Now, for the web editor. Like everything else, it was revamped in WPF. I like the new look, reminds me a bit of Code Rush (which I love, but prefer the features of Resharper, especially as of 4.5). Aside for the look, it is definitely faster, and has a few novelties.

image

But what about the code?! Well, again, code editor in WPF. Prettier, smoother, more responsive, easier on the eyes. There’s a couple of new features I can spot, but I’ve been using Resharper for a while now, so i cannot easily tell if they were there in 2008. The editor does locate identifiers (if you have a method call selected, it will automatically highlight the definition) and other such sugars. If nothing else, the stuff that was present in VS2008 potentially more visible because of the more organized GUI. Oh, and intellisense now automatically filter selects as you type in C# like it does in VB or with Resharper.
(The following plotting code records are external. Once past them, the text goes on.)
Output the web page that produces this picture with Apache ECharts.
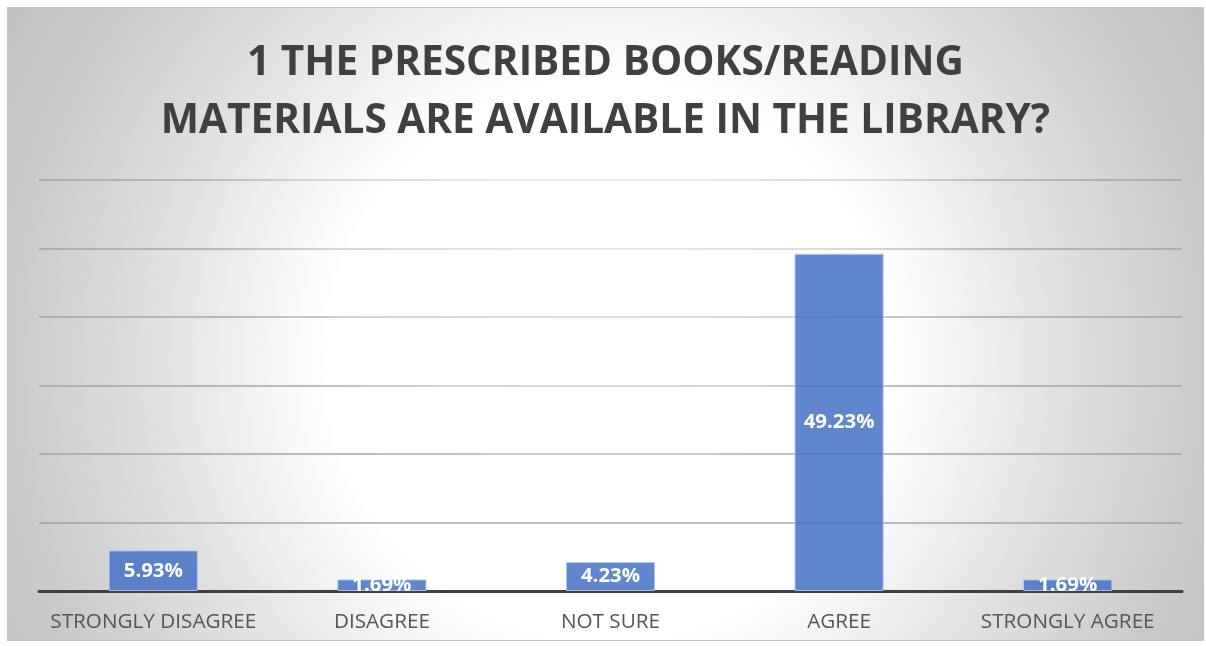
<!DOCTYPE html>
<html>
<head>
<meta charset="utf-8">
<script src="https://cdn.jsdelivr.net/npm/echarts@6/dist/echarts.min.js"></script>
<style>
html,body{margin:0;padding:0;background:#fff;width:1206px;height:646px;overflow:hidden;}
#c{position:absolute;left:7px;top:7px;width:1195px;height:632px;border:1px solid #c4c4c4;}
</style>
</head>
<body>
<div id="c"></div>
<script>
const titleLines = ["1 THE PRESCRIBED BOOKS/READING", "MATERIALS ARE AVAILABLE IN THE LIBRARY?"];
const categories = ["STRONGLY DISAGREE", "DISAGREE", "NOT SURE", "AGREE", "STRONGLY AGREE"];
const values = [5.93, 1.69, 4.23, 49.23, 1.69];
const axisMin = 0, axisMax = 60, axisInterval = 10;

const chart = echarts.init(document.getElementById('c'), null, {renderer: 'canvas'});
chart.setOption({
  animation: false,
  backgroundColor: {
    type: 'radial', x: 0.502, y: 0.557, r: 1.108,
    colorStops: [
      {offset: 0, color: '#ffffff'},
      {offset: 0.40, color: '#ffffff'},
      {offset: 0.50, color: '#f3f3f3'},
      {offset: 0.643, color: '#e1e1e1'},
      {offset: 0.857, color: '#cacaca'},
      {offset: 1, color: '#c0c0c0'}
    ]
  },
  title: {
    text: titleLines.join('\n'),
    left: 'center', top: 21,
    textStyle: {
      fontFamily: 'Open Sans', fontWeight: 'bold', fontSize: 40.6,
      color: '#404040', lineHeight: 58
    }
  },
  grid: {left: 31, right: 21, top: 172, bottom: 49, containLabel: false},
  xAxis: {
    type: 'category', data: categories,
    axisLine: {lineStyle: {color: '#404040', width: 3}},
    axisTick: {show: false},
    axisLabel: {fontFamily: 'Open Sans', fontSize: 20.7, color: '#555555', margin: 21, interval: 0}
  },
  yAxis: {
    type: 'value', min: axisMin, max: axisMax, interval: axisInterval,
    axisLabel: {show: false}, axisLine: {show: false}, axisTick: {show: false},
    splitLine: {lineStyle: {width: 1.5, color: {
      type: 'radial', global: true, x: 592, y: 92, r: 700,
      colorStops: [
        {offset: 0, color: '#f0f0f0'},
        {offset: 0.14, color: '#e6e6e6'},
        {offset: 0.43, color: '#c8c8c8'},
        {offset: 0.6, color: '#a8a8a8'},
        {offset: 1, color: '#a0a0a0'}
      ]
    }}}
  },
  series: [{
    type: 'bar', data: values, barWidth: '39%',
    itemStyle: {color: 'rgba(68,114,196,0.85)', borderColor: 'rgba(180,200,235,0.9)', borderWidth: 1},
    label: {
      show: true, position: 'inside', formatter: p => p.value.toFixed(2) + '%',
      fontFamily: 'Open Sans', fontWeight: 'bold', fontSize: 20.4, color: '#ffffff'
    }
  }]
});
</script>
</body>
</html>
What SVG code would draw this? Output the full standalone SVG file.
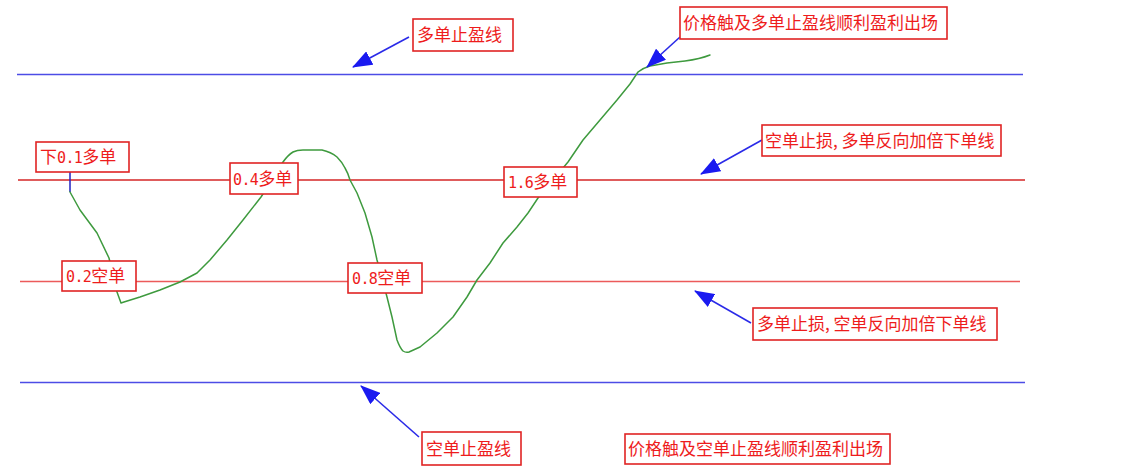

Much better!

image

Refactoring is still lacking, so we’re not getting rid of Refactor! and Resharper anytime soon.

One thing of interest is Consume First mode. In this mode (toggled by ctrl + alt + space within Intellisense), Visual Studio will stop trying to auto-complete identifiers that are not there. This is mostly useful with test driven development: when coding against classes that do not exist yet. That said, the new menus, enhanced syntax highlighting and performance improvements make it quite enjoyable indeed. One thing of interest is how the F# interactive window is accessible at all time. That may be able to replace Powershell for me when it comes to test a new API or the Sharepoint object model. More on this later!

image

 

 

 

 

Interesting: there are new items templates for the T4 code generation, a feature that has been available in Visual Studio for a long time, but never truly integrated. Not much around it, but this is still a beta:

image

Next is the XSD schema editor. I feel a bit cheated on that one: it was supposed to be part of VS2008 (thus why the original editor was removed), and silently replaced by a Viewer, with no word of the editor. Well, now we get the real thing, if quite late (I feel for those who have to pay to upgrade Visual Studio…)

So, what do we get for 2-3 years of wait? First, a nice statistic view (followed by Visual Studio 2010 crashing on me):

image

And….that's it (that isn’t available in VS2008 anyway). There’s a bunch of buttons that should allow you to see the XSD in graph view (I saw some screenshots online of it), but it didn’t work for me. They did absolutely nothing. Now maybe its the XSD I’ve used, or maybe the feature plain isn’t there.

I also wanted to try the supposed improvements to VS2010 and C++, but the intellisense doesn’t work yet (it says it is unavailable in the status bar when you try to invoke it), so the IDE has a long way to go before it is ready for release, as it is far from feature complete. The Sharepoint stuff is only barely present in the form of .NET 3.0 workflows, a far cry from what we’ve seen online with the full blown integration. I figure we’ll see it in the next beta.

 

Finally, the DEBUGGING EXPERIENCE!

That is the best part yet. I’ve only had time to test it a little, but here are the two things I’d like to point out (I unfortunately didn’t look at the parallel programming debugging yet):

First, the F5 experience is much better. Taking a 1 line console application and hitting F5 doesn’t take several seconds on a Core 2 Duo 3ghz with 4 gigs of RAM anymore. It is almost instant.

Second, as I’ve told to many of you already: we can debug managed memory in a dump directly within visual studio! No need for WinDbg anymore (while I still think WinDBG is one of the best, most powerful tools there is, it is a fact that it has a learning curve and is not as accessible. Plus, nothing beats being able to see visually where your code is going).

Just File –> Open –> File, point to the memory dump while your project is open, and you’re good to go! I’ve also noticed you can add comments to the debug visualization. I’ll have to look more into what can be done with it:

image

(the dump interface. Lets you F5 the dump, which will bring me to the following)

image 
(this is a dump taken while the process was running. Notice how all the values are there, how it knows which line I’m at, everything that the symbols can get me!)

All around a MAJOR boost to debugging in production, and put within reach of even junior developers (and much easier to use even for veterans). Again, WinDBG will stay the first line of defence when you need to debug something FAST and in depth, but for the common scenarios, this is vastly superior.

And that’s it for now, as I’m running out of time. I’ll keep playing with it in the following days and compare notes with other bloggers, and see what I can find.